Both opposition members insist that the past financial irregularities, mismanagement and unauthorised overexpenditure should not go unpunished.

They contend that those who acted in contravention of the Provincial Finance Management Act (PFMA) by engaging in unauthorised overexpenditure and those who mismanaged tax­payers’ money should be charged, either in terms of the PFMA or criminally.

Whatever legal route is taken, the officials concerned need to face the music. Period.

Even after a forensic report on the financial mismanagement was conducted, the officials implicated managed to avoid paying for their unlawful actions. Now we are left with the nagging assumption that departmental officials who took part in these dodgy activities have fatter pockets as a result.

Is it an assumption or a matter of calling a spade a spade? Let’s call corruption and fraud by their real names. On any basis­ — constitutionally or in terms of common law — corruption and fraud are unacceptable.

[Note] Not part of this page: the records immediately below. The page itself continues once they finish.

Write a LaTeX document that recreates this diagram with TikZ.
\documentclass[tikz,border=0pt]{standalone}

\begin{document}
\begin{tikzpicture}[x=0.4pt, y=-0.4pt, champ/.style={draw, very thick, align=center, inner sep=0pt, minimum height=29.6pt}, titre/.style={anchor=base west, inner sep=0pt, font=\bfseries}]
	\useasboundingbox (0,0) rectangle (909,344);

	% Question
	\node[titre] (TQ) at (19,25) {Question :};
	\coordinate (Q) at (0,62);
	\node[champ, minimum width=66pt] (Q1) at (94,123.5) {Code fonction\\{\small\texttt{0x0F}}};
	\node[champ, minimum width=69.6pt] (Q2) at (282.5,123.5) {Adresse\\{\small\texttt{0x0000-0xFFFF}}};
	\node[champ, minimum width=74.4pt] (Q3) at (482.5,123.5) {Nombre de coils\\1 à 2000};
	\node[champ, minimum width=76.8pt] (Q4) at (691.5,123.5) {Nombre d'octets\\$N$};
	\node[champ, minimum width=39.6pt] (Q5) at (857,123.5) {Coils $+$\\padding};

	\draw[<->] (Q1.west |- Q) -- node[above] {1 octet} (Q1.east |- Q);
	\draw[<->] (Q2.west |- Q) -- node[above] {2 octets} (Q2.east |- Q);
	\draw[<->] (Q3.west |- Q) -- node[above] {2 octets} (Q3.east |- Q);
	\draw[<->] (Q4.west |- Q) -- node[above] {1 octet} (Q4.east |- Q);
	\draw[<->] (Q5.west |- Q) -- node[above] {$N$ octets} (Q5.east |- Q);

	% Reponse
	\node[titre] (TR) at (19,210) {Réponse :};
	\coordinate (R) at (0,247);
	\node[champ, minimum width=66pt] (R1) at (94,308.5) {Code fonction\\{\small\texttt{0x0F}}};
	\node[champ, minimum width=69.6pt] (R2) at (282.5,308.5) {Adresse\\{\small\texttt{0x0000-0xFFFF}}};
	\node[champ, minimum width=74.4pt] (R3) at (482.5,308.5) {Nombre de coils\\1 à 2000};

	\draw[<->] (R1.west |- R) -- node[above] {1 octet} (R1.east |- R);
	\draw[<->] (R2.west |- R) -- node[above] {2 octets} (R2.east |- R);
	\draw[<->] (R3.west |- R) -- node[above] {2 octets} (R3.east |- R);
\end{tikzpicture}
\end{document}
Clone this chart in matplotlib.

Of course, it is baffling in the first place how a pivotal department, responsible for food security at a time when so many South Africans are going hungry, could have been allowed to get away with runaway expenditure. Given the nature of the media coverage on the issue, one cannot help but get a sense that the finance department officials operated as they pleased. And they were cunning too.

Now, the financial control systems might be in place, but leaving those who were responsible for the mess in place is a grave oversight, which is likely to cause more headaches down the line. This is because Adam said that while his team were “relentless and fearless in their perseverance” when it came to achieving the conditions that resulted in the department’s clean audit, the turnaround strategy was not implemented without resistance to change from department officials.

In order for the government to succeed in its fight against fraud and corruption, a clear message needs to be sent across all spheres of government.

And that message is: don’t sit on the findings of forensic investigations; implement them. Charge people who are embezzling­ taxpayers’ money, recover the money and lock up those found guilty.

Only then will the message go out to other officials who might be tempted to use money aimed at improving service delivery and development for their personal spending sprees.